The difference between the two visions does not lie only in the fact that Trump’s strategy on Ukraine was developed by his advisers in recent weeks, while Putin’s expresses the coherence of one who has led the Russian Federation for twenty-five years. The main asymmetry is that Trump’s plan, marked by a crude realism, interprets politics as a power game, variable according to positioning on the chessboard of world domination. Ukraine, in this perspective, can become a bargaining chip, subjected to the interests of the great powers.
Putin instead has a certain philosophy of history, outlined in his speech of 12 July 2021 at the Valdai Club and in numerous other documents. Ukraine, in his geo-philosophical vision, is destined to be absorbed in territory, language, culture and religious faith by a Russia resurgent not only in its ancient borders but above all in its new imperial mission against a West that is in its death throes.
Putin reasons in terms of a universal clash of civilisations, Trump in terms of contingent political and economic interests. But both base themselves on a lie. Putin bases his narrative on a falsification that denies the true origins of Kyiv, which, throughout history, belonged to the Christian civilisation of the Middle Ages and not to the Muscovite East. Trump wants to justify his political pivot by denying the truth of Russian aggression against Ukraine, which began in 2014 with the annexation of Crimea.

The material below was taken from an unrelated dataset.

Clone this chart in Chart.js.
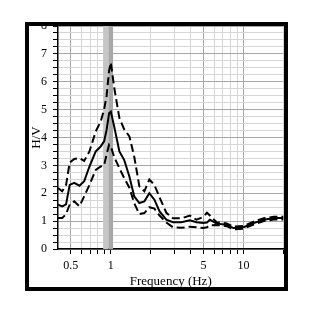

European leaders are dismayed: the hypocrisy of the democracies on human rights and the self-determination of peoples is once again falling to pieces. Today, from Putin to Trump, but also from Xi Jinping to Erdogan, there is only that “law of the stronger” which was formulated by the Athenian historian Thucydides. In the fifth book of his History of the Peloponnesian War, dedicated to the events of the long conflict that pitted Sparta against Athens at the end of the fifth century, Thucydides recounts the dialogue between the Athenian ambassadors and those of the small island of Melos, hemmed in by the siege of the imposing Athenian fleet. The inhabitants of Melos refused Athens’s dominion and were ruthlessly wiped out. So after having affirmed that the law applies only between those who are in a condition of equal strength, Thucydides affirms the existence of a law of nature, also adopted by the gods, according to which the stronger rightfully subdues the weaker.
There is a truth in Thucydides’s statement. The spectacle of nature always displays for us the prevalence of force. But assuming that the law of the stronger prevails in nature, some questions arise: What does force consist of? And is force truly always inseparable from justice? The only true answer to these questions comes from the Aristotelian-Thomistic philosophia perennis and above all from the teaching of the Catholic Church, which explains how the primacy that rational man attributes to truth and justice is not an illusory abstraction. Man in fact has a supernatural life, which has its beginning in grace, a reality that transcends and surpasses all of nature and ushers us into the sphere of the divine and the uncreated. This is why St Thomas was able to write that the smallest degree of participation in sanctifying grace, considered in just one individual, is superior to the natural good of the whole universe (Summa Theologiae, I-II, 113, 9 ad 2).
One who reads human events in the light of material force alone reasons like Stalin, who at Yalta, when someone pointed out to him the demands of Pius XII on the configuration of Europe, asked, “How many divisions does the pope have?”. But in 1953, at the announcement of the Soviet leader’s death, Pius XII is said to have remarked to a confidant, “Now Stalin will see how many divisions we have up there!”
The last word always belongs to God, at whose tribunal every man, even a pope, presents himself. This is the reason why Pope Francis, the Vicar of Christ, is today the object of prayers on the part of Catholics all over the world. What matters more is not the health of his body, but that of his soul, which is facing the threshold of eternity. The prayers of Catholics at this time also concern the future of the Church, on which the future of world society depends, precisely because of the preeminence of the spiritual order over the natural.
The primacy of spirit over matter tells us that there is no peace possible without respect for the principles of natural and divine law, which cannot be violated with impunity. “We know in fact,” Pius XII warned, “that what is done without divine propitiation is lacking and sterile, according to the decree of the psalmist: ‘Unless the Lord build the house, they labour in vain that build it’” (Optatissima pax, 18 December 1947).
According to Scripture, he who listens to the voice of Wisdom “shall judge nations” (Sir 4:16). And the voice of Wisdom tells us that the true and only force that moves the universe is not that of economies, militaries or energy industries, but the spiritual. He who draws this force from God, creator and lord of Heaven and earth, is afraid of nothing. For this reason, a true Catholic today does not allow himself to be seduced by any political leader or ideology, but seeks, in his words and deeds, fidelity to the Gospel and its law. His watchword is God first! God alone!